As they progress through the game, the players face all of the common occurrences for a normal D&D game (scaled down for classless villagers), and I observe the way they react to the challenges. If they sneak around and try to flank the enemy, they might become a rogue; if they attack it head on, a fighter.
During this time, I also introduce the players to the main conflict of the campaign and acquaint them with the world. Just like villagers who have never ventured more than a few miles from their town, the players do not know much about their surroundings—show them, don’t tell them.
By the time the players finish the character building adventure—with a heroic climax and tantalizing cliffhanger—they will have learned the rules and formed their own style of play. They will now be much more efficient at choosing their character class and setting up their character sheets with essential feats and skills.

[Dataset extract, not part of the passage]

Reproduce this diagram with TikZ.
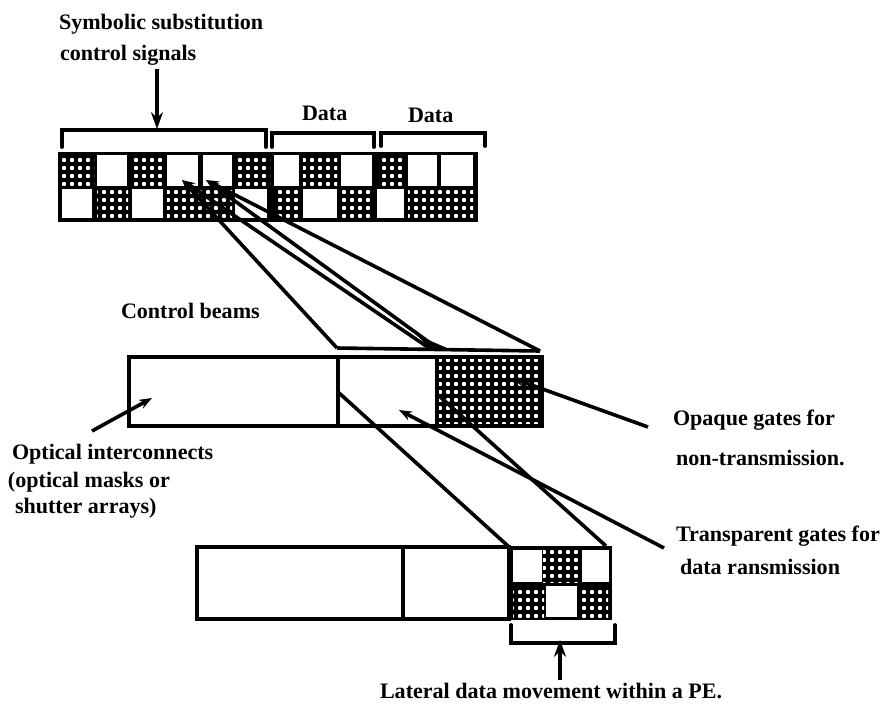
\documentclass[tikz,border=0pt]{standalone}
\usepackage{fontspec}
\setmainfont{Liberation Serif}
\usetikzlibrary{arrows.meta, patterns.meta}

\begin{document}
\begin{tikzpicture}[
    every node/.style = {inner sep=0pt, outer sep=0pt},
    opencell/.style = {fill=white},
    gatecell/.style = {preaction={fill=black}, pattern={Dots[distance=0.2cm, radius=0.055cm]}, pattern color=white},
    uprow/.style    = {minimum height=0.775cm},
    lowrow/.style   = {minimum height=0.725cm},
    mask/.style     = {draw, line width=0.09cm, fill=white},
    txt/.style      = {anchor=west, font=\bfseries\fontsize{15.7}{20}\selectfont},
    brace/.style    = {line width=0.095cm, line cap=round},
    beam/.style     = {line width=0.09cm},
    arr/.style      = {-{Stealth[length=0.32cm,width=0.24cm]}, line width=0.09cm},
    bigarr/.style   = {-{Stealth[length=0.42cm,width=0.3cm]}, line width=0.1cm},
]
\useasboundingbox (0cm,0cm) rectangle (22cm,-17.6cm);

%% Labels
\node[txt] (subst)  at (1.475cm,  -0.6cm)   {Symbolic substitution};
\node[txt] (signal) at (1.5cm,    -1.375cm) {control signals};
\node[txt] (data1)  at (7.55cm,   -2.825cm) {Data};
\node[txt] (data2)  at (10.2cm,   -2.875cm) {Data};
\node[txt] (beams)  at (3.025cm,  -7.775cm) {Control beams};
\node[txt] (optic1) at (0.3cm,   -11.35cm)  {Optical interconnects};
\node[txt] (optic2) at (0.2cm,   -12.05cm)  {(optical masks or};
\node[txt] (optic3) at (0.375cm, -12.7cm)   {shutter arrays)};
\node[txt] (opaq1)  at (16.825cm,-10.5cm)   {Opaque gates for};
\node[txt] (opaq2)  at (16.9cm,  -11.45cm)  {non-transmission.};
\node[txt] (tran1)  at (16.9cm,  -13.4cm)   {Transparent gates for};
\node[txt] (tran2)  at (17cm,    -14.175cm) {data ransmission};
\node[txt] (later)  at (9.5cm,   -17.275cm) {Lateral data movement within a PE.};

%% Top strip
\node[fill=black, minimum width=10.5cm, minimum height=1.75cm] (strip) at (6.7cm,-4.675cm) {};

\node[gatecell, uprow, minimum width=0.8cm]   (t1)  at (1.95cm,  -4.2625cm) {};
\node[opencell, uprow, minimum width=0.75cm]  (t2)  at (2.8cm,   -4.2625cm) {};
\node[gatecell, uprow, minimum width=0.775cm] (t3)  at (3.6875cm,-4.2625cm) {};
\node[opencell, uprow, minimum width=0.775cm] (t4)  at (4.5625cm,-4.2625cm) {};
\node[opencell, uprow, minimum width=0.725cm] (t5)  at (5.4375cm,-4.2625cm) {};
\node[gatecell, uprow, minimum width=0.85cm]  (t6)  at (6.325cm, -4.2625cm) {};
\node[opencell, uprow, minimum width=0.625cm] (t7)  at (7.1625cm,-4.2625cm) {};
\node[gatecell, uprow, minimum width=0.85cm]  (t8)  at (8cm,     -4.2625cm) {};
\node[opencell, uprow, minimum width=0.775cm] (t9)  at (8.9125cm,-4.2625cm) {};
\node[gatecell, uprow, minimum width=0.675cm] (t10) at (9.7875cm,-4.2625cm) {};
\node[opencell, uprow, minimum width=0.725cm] (t11) at (10.5625cm,-4.2625cm) {};
\node[opencell, uprow, minimum width=0.8cm]   (t12) at (11.425cm,-4.2625cm) {};

\node[opencell, lowrow, minimum width=0.75cm]  (u1)  at (1.925cm, -5.0875cm) {};
\node[gatecell, lowrow, minimum width=0.775cm] (u2)  at (2.8125cm,-5.0875cm) {};
\node[opencell, lowrow, minimum width=0.775cm] (u3)  at (3.6875cm,-5.0875cm) {};
\node[gatecell, lowrow, minimum width=1.625cm] (u4)  at (4.9875cm,-5.0875cm) {};
\node[opencell, lowrow, minimum width=0.8cm]   (u5)  at (6.275cm, -5.0875cm) {};
\node[gatecell, lowrow, minimum width=0.625cm] (u6)  at (7.1875cm,-5.0875cm) {};
\node[opencell, lowrow, minimum width=0.85cm]  (u7)  at (8cm,     -5.0875cm) {};
\node[gatecell, lowrow, minimum width=0.8cm]   (u8)  at (8.9cm,   -5.0875cm) {};
\node[opencell, lowrow, minimum width=0.675cm] (u9)  at (9.7625cm,-5.0875cm) {};
\node[gatecell, lowrow, minimum width=1.625cm] (u10) at (11.0125cm,-5.0875cm) {};

%% Brackets
\draw[brace] (1.55cm,-3.675cm) -- (1.55cm,-3.25cm) -- (6.65cm,-3.25cm) -- (6.65cm,-3.675cm);
\draw[brace] (6.8cm,-3.675cm) -- (6.8cm,-3.325cm) -- (9.35cm,-3.325cm) -- (9.35cm,-3.675cm);
\draw[brace] (9.525cm,-3.65cm) -- (9.525cm,-3.325cm) -- (12.125cm,-3.325cm) -- (12.125cm,-3.65cm);
\draw[brace] (12.775cm,-15.625cm) -- (12.775cm,-16.075cm) -- (15.375cm,-16.075cm) -- (15.375cm,-15.625cm);

%% Middle mask
\node[mask, minimum width=5.225cm, minimum height=1.725cm] (midl) at (5.8375cm,-9.7875cm) {};
\node[mask, minimum width=2.475cm, minimum height=1.725cm] (midc) at (9.6875cm,-9.7875cm) {};
\node[gatecell, draw, line width=0.09cm, minimum width=2.625cm, minimum height=1.725cm] (midr) at (12.2375cm,-9.7875cm) {};

%% Lower mask
\node[mask, minimum width=5.15cm, minimum height=1.8cm] (lowl) at (7.5cm,-14.575cm) {};
\node[mask, minimum width=2.65cm, minimum height=1.8cm] (lowc) at (11.4cm,-14.575cm) {};
\node[fill=black, minimum width=2.6cm, minimum height=1.85cm] (pe) at (14cm,-14.575cm) {};

\node[opencell, minimum width=0.725cm, minimum height=0.8cm]   (p1) at (13.1875cm,-14.15cm) {};
\node[gatecell, minimum width=0.925cm, minimum height=0.8cm]   (p2) at (14.0375cm,-14.15cm) {};
\node[opencell, minimum width=0.675cm, minimum height=0.8cm]   (p3) at (14.8875cm,-14.15cm) {};
\node[gatecell, minimum width=0.775cm, minimum height=0.775cm] (p4) at (13.2125cm,-15.0375cm) {};
\node[opencell, minimum width=0.775cm, minimum height=0.775cm] (p5) at (14.0375cm,-15.0375cm) {};
\node[gatecell, minimum width=0.7cm,   minimum height=0.775cm] (p6) at (14.85cm,-15.0375cm) {};

%% Free ends
\coordinate (sigtail) at (3.925cm,-1.725cm);
\coordinate (sigtip)  at (3.925cm,-3.225cm);
\coordinate (fana)    at (4.55cm,-4.5cm);
\coordinate (fanb)    at (5.15cm,-4.5cm);
\coordinate (foot1)   at (8.425cm,-8.7cm);
\coordinate (foot2)   at (10.725cm,-8.7cm);
\coordinate (foot3)   at (10.925cm,-8.7cm);
\coordinate (foot4)   at (11.175cm,-8.7cm);
\coordinate (foot5)   at (13.5cm,-8.775cm);
\coordinate (merge)   at (10.425cm,-8.375cm);
\coordinate (drop1)   at (8.45cm,-9.8cm);
\coordinate (drop2)   at (10.925cm,-9.85cm);
\coordinate (land1)   at (12.7cm,-13.65cm);
\coordinate (land2)   at (15.15cm,-13.65cm);
\coordinate (opqtail) at (16.2cm,-10.675cm);
\coordinate (opqtip)  at (12.8cm,-9.45cm);
\coordinate (trntail) at (16.6cm,-13.7cm);
\coordinate (trntip)  at (9.975cm,-10.25cm);
\coordinate (opttail) at (2.3cm,-10.775cm);
\coordinate (opttip)  at (3.8cm,-9.95cm);
\coordinate (lattail) at (14cm,-17cm);
\coordinate (lattip)  at (14cm,-16cm);

%% Beams from the strip
\draw[arr] (foot1) -- (fana);
\draw[arr] (foot2) -- (fana);
\draw[arr] (foot3) -- (fanb);
\draw[arr] (foot5) -- (fanb);
\draw[beam] (foot1) -- (foot5);
\fill (merge) -- (foot4) -- (foot2) -- cycle;

%% Beams to the lower mask
\draw[beam] (drop1) -- (land1);
\draw[beam] (drop2) -- (land2);

%% Pointers
\draw[bigarr] (sigtail) -- (sigtip);
\draw[bigarr] (lattail) -- (lattip);
\draw[arr] (opqtail) -- (opqtip);
\draw[arr] (trntail) -- (trntip);
\draw[arr] (opttail) -- (opttip);

\end{tikzpicture}
\end{document}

In my game, my two players—one being relatively new to D&D—ended up becoming a fighter and the other fell right in the middle between rogue and ranger. Both were enjoying their characters and has a good grasp on the geography and politics of my world. The game ended when they were injured in a heroic, outnumbered battle holding off enemy forces. They wake up, finding themselves being healed by their countrymen deep in the heart of the resistance. The stage is set for the next game.
So now your players have created their characters; they know the rules, they know the world, and they know the conflict. By the time the next game rolls around they will be more excited, more prepared, and more devoted to their characters. And even better, you just spent two hours having a LOT MORE FUN!